Buffett selects companies with a durable competitive advantage, or, as he puts it, “economic castles protected by unbreachable ‘moats'”. And he advises: “It’s far better to buy a wonderful company at a fair price than a fair company at a wonderful price”.
You can get an idea of what Buffett means by a wonderful company from looking at the holdings of his Berkshire Hathaway investment group. Here you’ll find such blue-chip luminaries as Wells Fargo, American Express, Coca-Cola and IBM.
To identify wonderful companies and judge when their shares are trading at a fair price, you’ll need to put in the time and effort to understand profit margins, return on equity and other business “fundamentals”. The rewards, though, can be great.
Super-size returns from small caps
These days, because Buffett is managing billions of dollars, he’s largely restricted to choosing his investments from among the stock market’s biggest companies. He notes:
“It’s a huge structural advantage not to have a lot of money.
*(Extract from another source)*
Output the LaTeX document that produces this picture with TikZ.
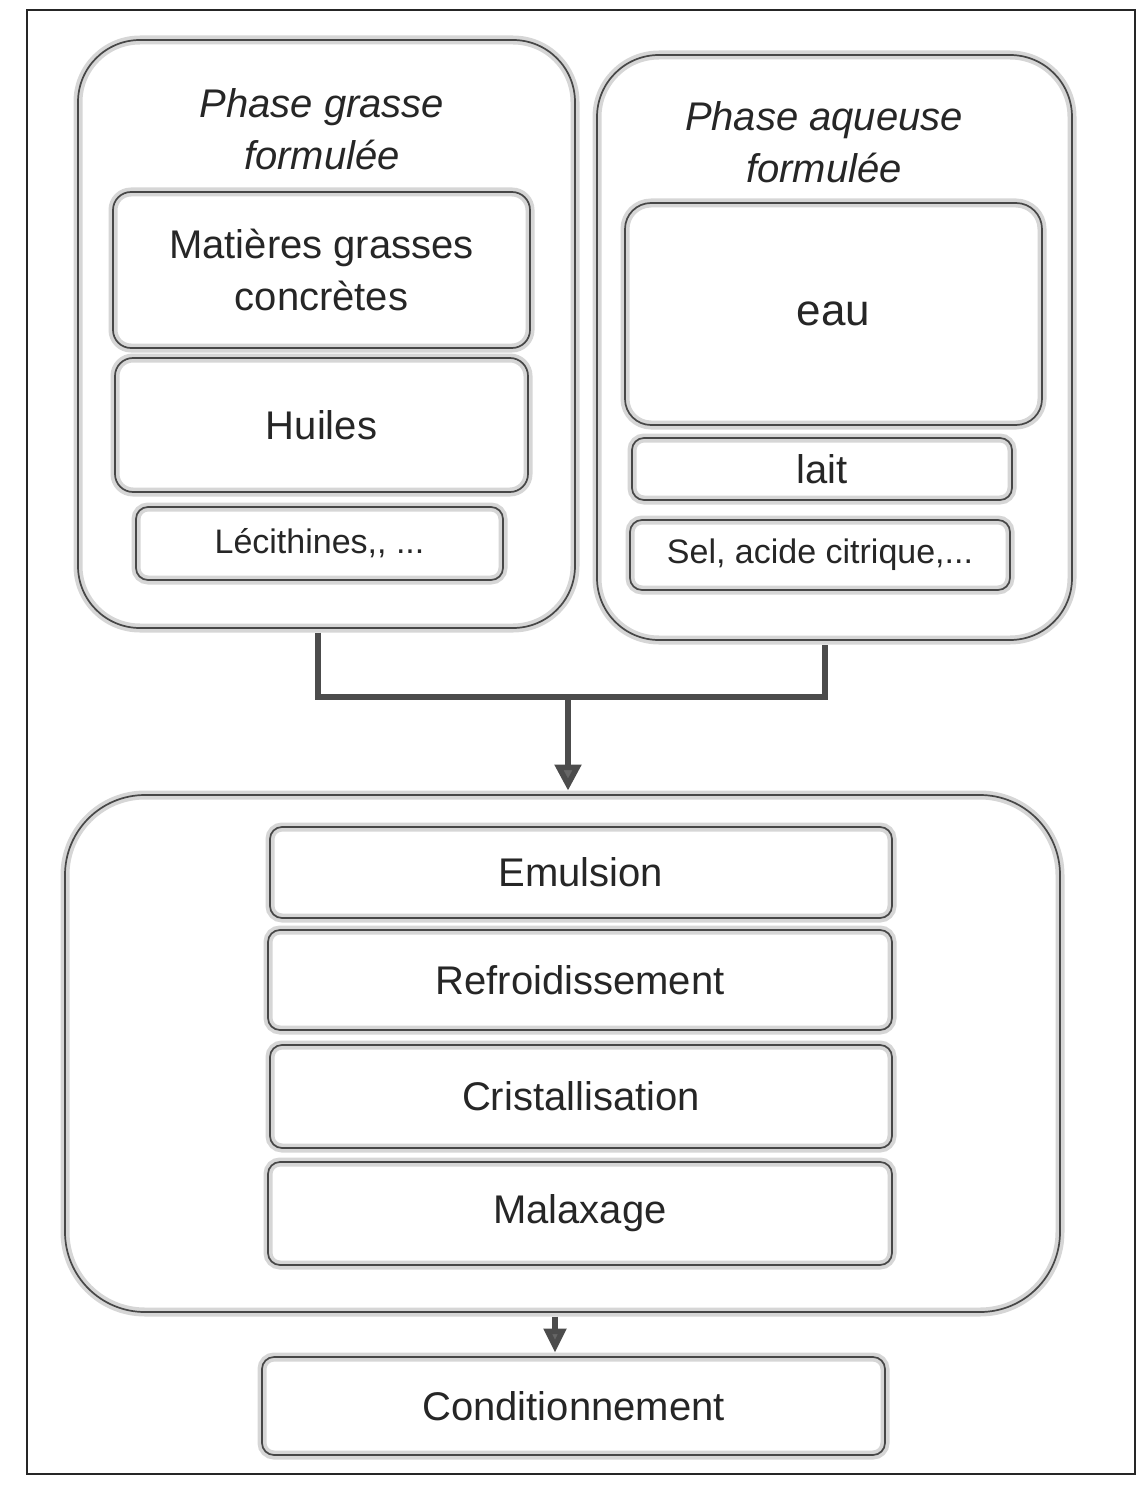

I think I could make you 50% a year on $1 million … But you can’t compound $100 million or $1 billion at anything remotely like that rate”.
Buffett made his highest rates of returns in the 1950s when he was investing “peanuts”. He gives us a steer on where to look if we’re shooting for the highest potential rewards: “If I had $10,000 to invest, I would focus on smaller companies, because there would be a greater chance that something was overlooked in that arena”.
While there’s more scope for smaller companies to be “mispriced”, and while their accounts are often simpler to read than those of larger companies, the businesses are typically more difficult to assess in terms of durable competitive advantage, quality of management (something Buffett puts a great deal of store in) and future cash flows.
Nevertheless, for investors who become skilled at company analysis — and who have the right temperament to cope with volatile share prices — small caps have the potential to deliver super-size returns.